Between 1914 and 1926, roper, rider, and actress Bessie Barriscale dazzled silent film fans in a series of fast paced Westerns. Movie audiences were fascinated with the versatile and beautiful star’s ability to outsmart and outshoot the outlaws in pictures such as The Bells of Austi and The Gambler’s Pal. 

Named Elizabeth Mary Barriscale at birth in New York City, she came to San Francisco with her family as a child and made her stage debut at the age of eight at the Baldwin Theatre. For three years beginning in 1905, she toured the United States and England in the play Mrs. Wiggs of the Cabbage Patch, playing the role of Lovey Mary. During the tour, the attractive blonde actress married Howard C. Hickman, actor, director, and author. 

Late in 1907, she starred in The Bird of Paradise at the Alcatraz Theatre where she remained a favorite in later plays. In 1912, she and her husband went to Los Angeles where she made her silent film debut as Juanita in Rose of the Rancho. The Western picture was based on a play by David Belasco and Richard Walton Tully and was directed by Cecil B. DeMille. Bessie’s character was the feisty love interest of a government agent sent to help California landowners battle with an unscrupulous banker threatening to take over the territory. The film cost $16,988 to make and grossed $87,028 in 1914. 

One of Bessie’s most popular films was Two-Gun Betty. The immensely talented cowgirl actress was able to show her incredible range in the tongue-in-cheek comedy Western. The premise was an inspired and unique one in 1918. Hoping to win a bet, Betty Craig (Barriscale) disguises herself as a man and lands a job as a ranch hand on the spread owned by her best friend's brother, Jack Kennedy. It doesn't take long for Kennedy and the other cowboys to see through Betty's masquerade, but they don't let on that they know that "he" is a "she", and Betty becomes convinced that she has pulled off her deception. Betty and Jack inevitably fall in love and plan to get married, but first Jack must rescue Betty from a gang of desperadoes who don't want to play along with her little game. Two-Gun Betty was directed by her Howard Hickman, produced by Robert Brunton, and distributed by Pathe Exchange. 

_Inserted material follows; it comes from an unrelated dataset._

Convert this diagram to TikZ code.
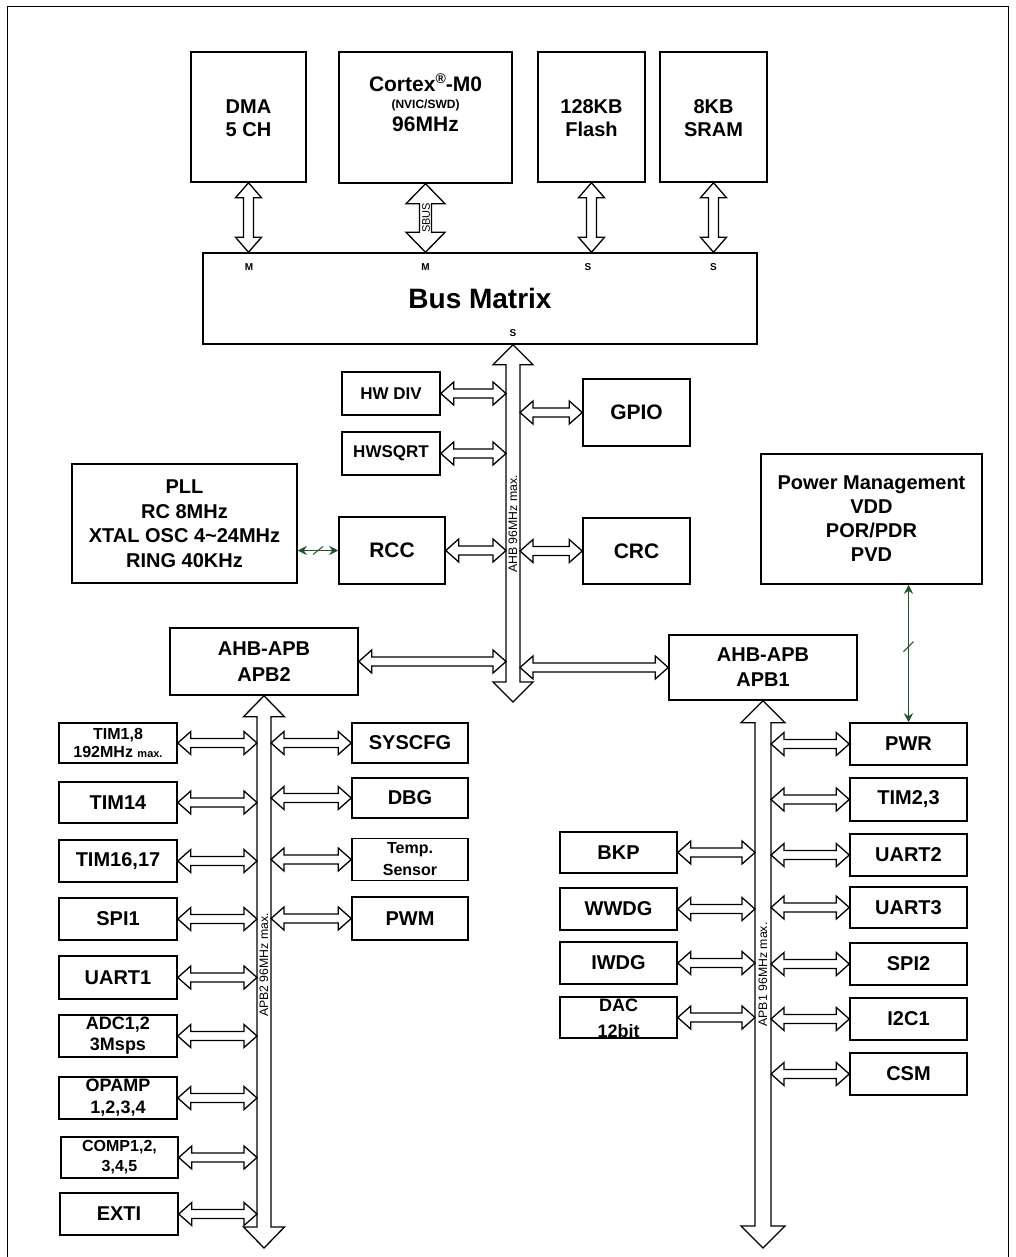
\documentclass[tikz,border=0pt]{standalone}
\usepackage{fontspec}
\setmainfont{Liberation Sans}
\usetikzlibrary{arrows.meta,calc}
\definecolor{gcol}{RGB}{30,85,45}
\newcommand{\myfs}[2]{\fontsize{#1}{#2}\selectfont}
% horizontal double block arrow: #1 left end, #2 right end, #3 shaft half, #4 head half, #5 head length
\newcommand{\dblh}[5]{%
  \draw[blockarrow] let \p1=(#1), \p2=(#2) in
    (\x1,\y1) -- (\x1+#5pt,\y1+#4pt) -- (\x1+#5pt,\y1+#3pt) -- (\x2-#5pt,\y1+#3pt)
    -- (\x2-#5pt,\y1+#4pt) -- (\x2,\y1) -- (\x2-#5pt,\y1-#4pt) -- (\x2-#5pt,\y1-#3pt)
    -- (\x1+#5pt,\y1-#3pt) -- (\x1+#5pt,\y1-#4pt) -- cycle;}
% vertical double block arrow: #1 top end, #2 bottom end
\newcommand{\dblv}[5]{%
  \draw[blockarrow] let \p1=(#1), \p2=(#2) in
    (\x1,\y1) -- (\x1+#4pt,\y1-#5pt) -- (\x1+#3pt,\y1-#5pt) -- (\x1+#3pt,\y2+#5pt)
    -- (\x1+#4pt,\y2+#5pt) -- (\x1,\y2) -- (\x1-#4pt,\y2+#5pt) -- (\x1-#3pt,\y2+#5pt)
    -- (\x1-#3pt,\y1-#5pt) -- (\x1-#4pt,\y1-#5pt) -- cycle;}
\begin{document}
\begin{tikzpicture}[x=1pt,y=-1pt,
  box/.style={draw, line width=1.5pt, fill=white, inner sep=0pt, align=center,
    font=\bfseries\myfs{20}{23}},
  sz/.style 2 args={minimum width=#1pt, minimum height=#2pt},
  txt/.style={inner sep=0pt, align=center, font=\bfseries\myfs{20}{23}},
  blockarrow/.style={draw, fill=white, line width=1.3pt, line join=miter},
  lbl/.style={inner sep=0pt, font=\bfseries\myfs{10}{10}},
  buslbl/.style={inner sep=0pt, rotate=90, font=\myfs{12.3}{12.3}},
  garrow/.style={draw=gcol, line width=1.2pt,
    {Stealth[length=9pt,width=9pt]}-{Stealth[length=9pt,width=9pt]}},
  slash/.style={draw=gcol, line width=1pt}
]
\useasboundingbox (0,0) rectangle (1015,1257);
\draw[line width=1pt] (7,1270) -- (7,7) -- (1008,7) -- (1008,1270);

% ---- top row
\node[box, sz={115}{130}] (dma) at (248.5,117) {};
\node[txt] (dmat) at (248.5,118.5) {DMA\\5 CH};
\node[box, sz={173}{131}] (cortex) at (425.5,117.5) {};
\node[inner sep=0pt, anchor=base, font=\bfseries\myfs{21}{21}] (ct1) at (425.5,91.7)
  {Cortex{\myfs{14}{14}\raisebox{8.5pt}{®}}-M0};
\node[inner sep=0pt, anchor=base, font=\bfseries\myfs{12}{12}] (ct2) at (425.5,109) {(NVIC/SWD)};
\node[inner sep=0pt, anchor=base, font=\bfseries\myfs{21}{21}] (ct3) at (425.5,131.7) {96MHz};
\node[box, sz={107}{130}] (flash) at (591.5,117) {};
\node[txt] (flasht) at (591.5,118) {128KB\\Flash};
\node[box, sz={107}{130}] (sram) at (713.5,117) {};
\node[txt] (sramt) at (713.5,118) {8KB\\SRAM};

% ---- bus matrix
\node[box, sz={554}{91}] (bm) at (480,298.5) {};
\node[inner sep=0pt, font=\bfseries\myfs{28}{28}] (bmt) at (480,298) {Bus Matrix};
\node[lbl] (m1) at (249,267) {M};
\node[lbl] (m2) at (425.5,267) {M};
\node[lbl] (s1) at (588,267) {S};
\node[lbl] (s2) at (713.5,267) {S};
\node[lbl] (s3) at (513,333) {S};

\dblv{dma.south}{dma.south |- bm.north}{5}{13}{15}
\dblv{cortex.south}{cortex.south |- bm.north}{6}{19.5}{20}
\dblv{flash.south}{flash.south |- bm.north}{5}{13}{15}
\dblv{sram.south}{sram.south |- bm.north}{5}{13}{15}
\node[inner sep=0pt, rotate=90, font=\myfs{11}{11}] (sbus) at (426,218) {SBUS};

% ---- AHB area
\node[box, sz={98}{43}, font=\bfseries\myfs{17}{17}] (hwdiv) at (391,393.5) {HW DIV};
\node[box, sz={98}{43}, font=\bfseries\myfs{17}{17}] (hwsqrt) at (391,453.5) {HWSQRT};
\node[box, sz={107}{67}, font=\bfseries\myfs{21}{21}] (gpio) at (636.5,412.5) {GPIO};
\node[box, sz={106}{67}, font=\bfseries\myfs{21}{21}] (rcc) at (392,550.5) {RCC};
\node[box, sz={107}{66}, font=\bfseries\myfs{21}{21}] (crc) at (636.5,551) {CRC};
\node[box, sz={225}{119}, font=\bfseries\myfs{20}{24.5}] (pll) at (184.5,523.5)
  {PLL\\RC 8MHz\\XTAL OSC 4\textasciitilde24MHz\\RING 40KHz};
\node[box, sz={221}{130}, font=\bfseries\myfs{20}{24}] (pwrm) at (871.5,519)
  {Power Management\\VDD\\POR/PDR\\PVD};
\node[box, sz={188}{67}, font=\bfseries\myfs{20}{26}] (apb2) at (264,661.5) {AHB-APB\\APB2};
\node[box, sz={188}{65}, font=\bfseries\myfs{20}{25}] (apb1) at (763,667.5) {AHB-APB\\APB1};

\coordinate (ahbend) at (513,702);
\coordinate (ahbL) at (506,0);
\coordinate (ahbR) at (520,0);
\dblv{bm.south -| ahbend}{ahbend}{7}{20}{20}
\node[buslbl] (ahbl) at (513,524) {AHB 96MHz max.};

\dblh{hwdiv.east}{hwdiv.east -| ahbL}{4.5}{11.5}{13}
\dblh{hwsqrt.east}{hwsqrt.east -| ahbL}{4.5}{11.5}{13}
\dblh{rcc.east}{rcc.east -| ahbL}{4.5}{11.5}{13}
\dblh{gpio.west -| ahbR}{gpio.west}{4.5}{11.5}{13}
\dblh{crc.west -| ahbR}{crc.west}{4.5}{11.5}{13}
\dblh{apb2.east}{apb2.east -| ahbL}{4.5}{11.5}{13}
\dblh{apb1.west -| ahbR}{apb1.west}{4.5}{11.5}{13}

% green links
\draw[garrow] (pll.east |- rcc.west) -- coordinate[midway] (g1) (rcc.west);
\draw[slash] ([shift={(-5pt,-4pt)}]g1) -- ([shift={(5pt,4pt)}]g1);

% ---- APB2 side
\node[box, sz={118}{40}, font=\bfseries\myfs{16}{18}] (tim18) at (118,743)
  {TIM1,8\\192MHz {\myfs{11}{11}max.}};
\node[box, sz={118}{41}] (tim14) at (118,802.5) {TIM14};
\node[box, sz={118}{42}] (tim1617) at (118,861) {TIM16,17};
\node[box, sz={118}{42}] (spi1) at (118,919) {SPI1};
\node[box, sz={118}{43}] (uart1) at (118,977.5) {UART1};
\node[box, sz={118}{42}, font=\bfseries\myfs{18}{21}] (adc) at (118,1036) {ADC1,2\\3Msps};
\node[box, sz={118}{42}, font=\bfseries\myfs{18}{22}] (opamp) at (118,1098) {OPAMP\\1,2,3,4};
\node[box, sz={117}{41}, font=\bfseries\myfs{16}{20}] (comp) at (119.5,1157.5) {COMP1,2,\\3,4,5};
\node[box, sz={118}{42}] (exti) at (119,1214) {EXTI};

\node[box, sz={116}{40}] (syscfg) at (410,743) {SYSCFG};
\node[box, sz={116}{40}] (dbg) at (410,798) {DBG};
\node[box, sz={116}{42}, font=\bfseries\myfs{16}{22}] (temp) at (410,859.5) {Temp.\\Sensor};
\node[box, sz={116}{43}] (pwm) at (410,918.5) {PWM};

\coordinate (apb2end) at (264,1248);
\coordinate (apb2L) at (257,0);
\coordinate (apb2R) at (271,0);
\dblv{apb2.south}{apb2end}{7}{20.5}{21}
\node[buslbl] (apb2l) at (264,965) {APB2 96MHz max.};

\foreach \bx in {tim18,tim14,tim1617,spi1,uart1,adc,opamp,comp,exti}
  {\dblh{\bx.east}{\bx.east -| apb2L}{4.5}{11.5}{13}}
\foreach \bx in {syscfg,dbg,temp,pwm}
  {\dblh{\bx.west -| apb2R}{\bx.west}{4.5}{11.5}{13}}

% ---- APB1 side
\node[box, sz={117}{41}] (bkp) at (618.5,852.5) {BKP};
\node[box, sz={117}{42}] (wwdg) at (618.5,909) {WWDG};
\node[box, sz={117}{42}] (iwdg) at (618.5,963) {IWDG};
\node[box, sz={117}{41}] (dac) at (618.5,1017.5) {};
\node[txt, font=\bfseries\myfs{18}{26}] (dact) at (618.5,1018) {DAC\\12bit};

\node[box, sz={117}{42}] (pwr) at (908.5,744) {PWR};
\node[box, sz={117}{43}] (tim23) at (908.5,799.5) {TIM2,3};
\node[box, sz={117}{42}] (uart2) at (908.5,855) {UART2};
\node[box, sz={117}{41}] (uart3) at (908.5,907.5) {UART3};
\node[box, sz={117}{42}] (spi2) at (908.5,964) {SPI2};
\node[box, sz={117}{42}] (i2c1) at (908.5,1019) {I2C1};
\node[box, sz={117}{42}] (csm) at (908.5,1074) {CSM};

\coordinate (apb1end) at (763,1248);
\coordinate (apb1L) at (755,0);
\coordinate (apb1R) at (771,0);
\dblv{apb1.south}{apb1end}{8}{22}{22}
\node[buslbl] (apb1l) at (763,974.5) {APB1 96MHz max.};

\foreach \bx in {bkp,wwdg,iwdg,dac}
  {\dblh{\bx.east}{\bx.east -| apb1L}{4.5}{11.5}{13}}
\foreach \bx in {pwr,tim23,uart2,uart3,spi2,i2c1,csm}
  {\dblh{\bx.west -| apb1R}{\bx.west}{4.5}{11.5}{13}}

\draw[garrow] (pwr.north) -- coordinate[pos=0.55] (g2) (pwr.north |- pwrm.south);
\draw[slash] ([shift={(-5pt,-5pt)}]g2) -- ([shift={(5pt,5pt)}]g2);
\end{tikzpicture}
\end{document}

Bessie and her husband left Hollywood in 1919 and crisscrossed the country for eight years on the Keith-Orpheum vaudeville circuit. The pair performed comedy skits with Bessie adding in rope tricks when appropriate. Following the Hickmans’ retirement in 1927, the couple lived in Los Angeles before moving to Marin County in 1945. Howard died in 1949. Bessie died in 1965 at the age of eighty-one.